Todavia, de uma maneira mais ampla, é correto dizer que as Pastry Stouts já não estão mais no seu auge, como aproximadamente um ano atrás, quando realmente eram febre.
Um dos motivos para que as Pastries não tenham sido calcinadas como as Brut IPA’s reside, principalmente, no fato de que a ideia da qual elas se originam não é algo atroz, na verdade, é até uma boa ideia, adicionar adjuntos para fazer com que as antigas RIS (Russian Imperial Stouts) ganhassem uma nova roupagem, fossem menos torradas, corpo mais alto ainda, dulçor mais proeminente e até mesmo adição de lactose para dar aquele tchan.
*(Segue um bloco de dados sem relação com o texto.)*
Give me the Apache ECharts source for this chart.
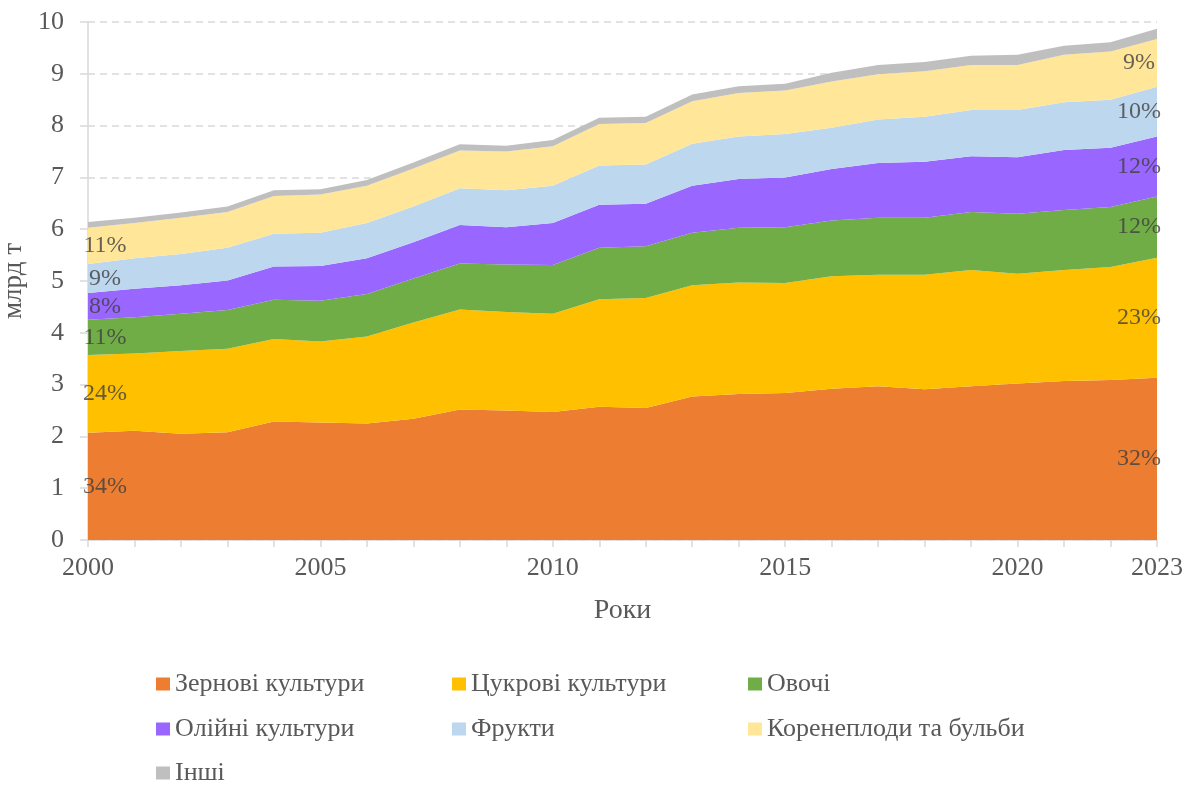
<!DOCTYPE html>
<html>
<head>
<meta charset="utf-8">
<title>Виробництво</title>
<script src="https://cdn.jsdelivr.net/npm/echarts@6/dist/echarts.min.js"></script>
<style>
    html, body { margin: 0; padding: 0; background: #fff; }
    #chart { width: 1197px; height: 785px; }
</style>
</head>
<body>
<div id="chart"></div>
<script>
// роки
var years = [];
for (var y = 2000; y <= 2023; y++) years.push(String(y));

// млрд т
var cereals = [2.07, 2.11, 2.05, 2.08, 2.29, 2.27, 2.25, 2.34, 2.52, 2.50, 2.47, 2.57, 2.55, 2.77, 2.82, 2.84, 2.92, 2.97, 2.91, 2.97, 3.02, 3.07, 3.09, 3.13];
var sugar = [1.50, 1.49, 1.60, 1.61, 1.59, 1.56, 1.68, 1.86, 1.93, 1.90, 1.90, 2.08, 2.12, 2.15, 2.15, 2.12, 2.17, 2.15, 2.21, 2.24, 2.12, 2.14, 2.18, 2.32];
var vegetables = [0.68, 0.70, 0.72, 0.75, 0.76, 0.79, 0.82, 0.85, 0.89, 0.92, 0.94, 0.99, 1.00, 1.01, 1.06, 1.08, 1.08, 1.10, 1.10, 1.12, 1.16, 1.16, 1.16, 1.18];
var oilCrops = [0.52, 0.55, 0.55, 0.57, 0.64, 0.67, 0.69, 0.70, 0.74, 0.72, 0.81, 0.83, 0.82, 0.91, 0.94, 0.96, 0.99, 1.06, 1.08, 1.08, 1.09, 1.16, 1.14, 1.16];
var fruits = [0.56, 0.59, 0.60, 0.63, 0.63, 0.64, 0.68, 0.69, 0.71, 0.71, 0.72, 0.76, 0.76, 0.81, 0.82, 0.84, 0.80, 0.84, 0.87, 0.89, 0.91, 0.92, 0.93, 0.96];
var roots = [0.70, 0.68, 0.70, 0.69, 0.73, 0.74, 0.72, 0.73, 0.73, 0.75, 0.76, 0.80, 0.80, 0.82, 0.84, 0.84, 0.89, 0.87, 0.88, 0.87, 0.87, 0.92, 0.93, 0.92];
var others = [0.11, 0.10, 0.10, 0.11, 0.11, 0.10, 0.11, 0.12, 0.12, 0.11, 0.12, 0.12, 0.12, 0.13, 0.13, 0.13, 0.17, 0.18, 0.18, 0.18, 0.20, 0.17, 0.18, 0.20];

var names = ['Зернові культури', 'Цукрові культури', 'Овочі', 'Олійні культури', 'Фрукти', 'Коренеплоди та бульби', 'Інші'];
var colors = ['#ED7D31', '#FFC000', '#70AD47', '#9966FF', '#BDD7EE', '#FFE699', '#BFBFBF'];
var values = [cereals, sugar, vegetables, oilCrops, fruits, roots, others];

// частки на початку та в кінці періоду
var shareStart = ['34%', '24%', '11%', '8%', '9%', '11%'];
var shareEnd = ['32%', '23%', '12%', '12%', '10%', '9%'];

var serifFont = '"Liberation Serif", "Times New Roman", serif';
var textColor = '#595959';

var series = [];
names.forEach(function (n, i) {
    series.push({
        name: n,
        type: 'line',
        stack: 'total',
        data: values[i],
        symbol: 'none',
        showSymbol: false,
        lineStyle: { width: 0 },
        itemStyle: { color: colors[i] },
        areaStyle: { color: colors[i], opacity: 1 },
        emphasis: { disabled: true }
    });
});

// підписи часток посередині кожної смуги
var last = years.length - 1;
var labelPts = [];
var base0 = 0, baseN = 0;
for (var i = 0; i < shareStart.length; i++) {
    labelPts.push({ value: [0, base0 + values[i][0] / 2], label: { formatter: shareStart[i], offset: [17, 0] } });
    labelPts.push({ value: [last, baseN + values[i][last] / 2], label: { formatter: shareEnd[i], offset: [-18, 0] } });
    base0 += values[i][0];
    baseN += values[i][last];
}
series.push({
    name: 'labels',
    type: 'scatter',
    symbolSize: 0,
    z: 10,
    silent: true,
    data: labelPts,
    label: {
        show: true,
        position: 'inside',
        fontFamily: serifFont,
        fontSize: 24,
        color: '#404040'
    }
});

// легенда: сітка 3 колонки, окремий компонент на кожен елемент
var legendCols = [156, 452, 748];
var legendRows = [671, 716, 760];
var legends = names.map(function (n, i) {
    return {
        orient: 'horizontal',
        left: legendCols[i % 3],
        top: legendRows[Math.floor(i / 3)],
        padding: 0,
        icon: 'rect',
        itemWidth: 14,
        itemHeight: 13,
        selectedMode: false,
        data: [n],
        textStyle: { fontFamily: serifFont, fontSize: 26, color: textColor }
    };
});

var chart = echarts.init(document.getElementById('chart'));
chart.setOption({
    backgroundColor: '#fff',
    animation: false,
    color: colors,
    grid: { left: 88, right: 40, top: 22, bottom: 245, outerBoundsMode: 'none' },
    legend: legends,
    xAxis: {
        type: 'category',
        data: years,
        boundaryGap: false,
        name: 'Роки',
        nameLocation: 'middle',
        nameGap: 57,
        nameTextStyle: { fontFamily: serifFont, fontSize: 28, color: textColor },
        axisLine: { lineStyle: { color: '#D9D9D9', width: 1.5 } },
        axisTick: { show: true, interval: 0, length: 7, lineStyle: { color: '#D9D9D9', width: 1.5 } },
        axisLabel: {
            interval: function (idx, v) { return Number(v) % 5 === 0 || idx === last; },
            margin: 15,
            fontFamily: serifFont,
            fontSize: 26,
            color: textColor
        },
        splitLine: { show: false }
    },
    yAxis: {
        type: 'value',
        min: 0,
        max: 10,
        interval: 1,
        name: 'млрд т',
        nameLocation: 'middle',
        nameGap: 56,
        nameTextStyle: { fontFamily: serifFont, fontSize: 27, color: textColor },
        axisLine: { show: true, lineStyle: { color: '#D9D9D9', width: 1.5 } },
        axisTick: { show: true, length: 8, lineStyle: { color: '#D9D9D9', width: 1.5 } },
        axisLabel: { margin: 24, fontFamily: serifFont, fontSize: 26, color: textColor },
        splitLine: { show: true, lineStyle: { color: '#D9D9D9', width: 1.5, type: [7, 5] } }
    },
    series: series
});
</script>
</body>
</html>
Os elementos constitutivos das Pastry Stouts são bons em sua “essência”, o problema é na execução. E a palavra “essência” ganha um significado além do posto por Sartre ao justificar seu existencialismo ao dizer que “a existência precede a essência” [2].
No caso das Pastries, a maioria dos adjuntos (ou seria a totalidade? Fica aí mais um questionamento filosófico) é colocado na forma de essências: de avelã, de baunilha, de coco, de cereja, do que quer que seja para agregar o caráter de sobremesa ao líquido sagrado.
O grande problema é que essas essências costumam dar um aspecto artificial e plastificado à cerveja. Seu uso, ainda que contido e comedido, deixa uma marca indelével nessas Stouts, que parecem ter sido dosadas por um robô, retirando boa parte do sabor natural que as cervejas poderiam ter.
Em síntese, a execução da maioria das Pastries acaba recaindo no mesmo problema: cervejas que são sugar bomb para matar diabéticos, essências artificiais e aquele mais do mesmo que já estamos acostumados. Next!
Pastries Sours
Felizmente, parece que a demanda por mais Pastry Stouts parece estar na descendente. Isso não quer dizer que todo dia seja lançada uma nova cerveja nesse estilo, mas que estão sendo mais comedidos, e tomara que isso ajude a maneirar no uso das famigeradas essências.
No entanto, Mamon é ardiloso (e pelo visto adora um doce!). Tanto que circulam algumas cervejas nomeadas de Pastry Sour, ou sobremesas azedas/ácidas (seja lá o que isso signifique em essência).
O ponto é que com o arrefecimento de se buscar mais e mais Pastry Stouts, o mercado se guiou para desenvolver a modinha das Sours alinhando-as àquela pegada Pastry (“doce doce, viver no planeta doce!”, cantaria Jô Soares).
Daí surgem cervejas carregadas na lactose, bem doces, e com alguma inserção de fruta para agregar à acidez típica das Sours, com um corpo mais elevado e com uma graduação alcoólica superior, para dar vazão à quantidade elevada de dulçor.
Por enquanto, as Pastries Sours ainda não vingaram, nem tiveram um desempenho semelhante ao das suas irmãs em doçura, as Pastry Stouts, ainda que estejam engatinhando sua entrada no mercado.
De toda maneira, não parecem ter uma ideia tão boa quanto foram as Pastry Stouts no começo, mas, há de se dizer, também não soam como uma aberração cervejeira, tal qual as Brut IPA sempre foram.
A Saideira
Oh Mamon! “deus” de tanta criatividade e perspicácia ímpar para inventar modinhas e demais apetrechos de hype! Por que nos trouxeste as Brut IPA? Não que alguém sinta falta delas. Trouxe também as Pastries, mas parece que esse afã também já está de passagem (para bem longe, tomara!).
E dizem que a próxima modinha a hypar vai ser a das Lagers… Bohemian, Czech, Vienna, Helles e demais Lagers mais leves (sem vez para as Bock, DoppelBock, Schwarzbier e assemelhadas… nessas Mamon não vai investir, sorry!).
Vamos rezar a Deus (mas para o Deus certo dessa vez) que essa nova modinha não vingue… e torcer para que os pajés, druidas, xamãs, videntes e magos cervejeiros não acertem seus sortilégios e previsões sobre a nova modinha das Lagers.
Música para degustação
E como o papo hoje foi doce (Pastry até demais, eu diria), deixo de sugestão musical o clássico oitentista que embalou parte da trilha do especial infantil Plunct Plact Zum, na voz do versátil Jô Soares, vamos de “Planeta Doce”!
Cheers!
[1] Vide Lucas 16:13 e Mateus 6:19-24.
[2] SARTRE, Jean-Paul. O Existencialismo é um Humanismo. Trad. Vergílio Ferreira. São Paulo: Abril Cultural, 1978, p. 5.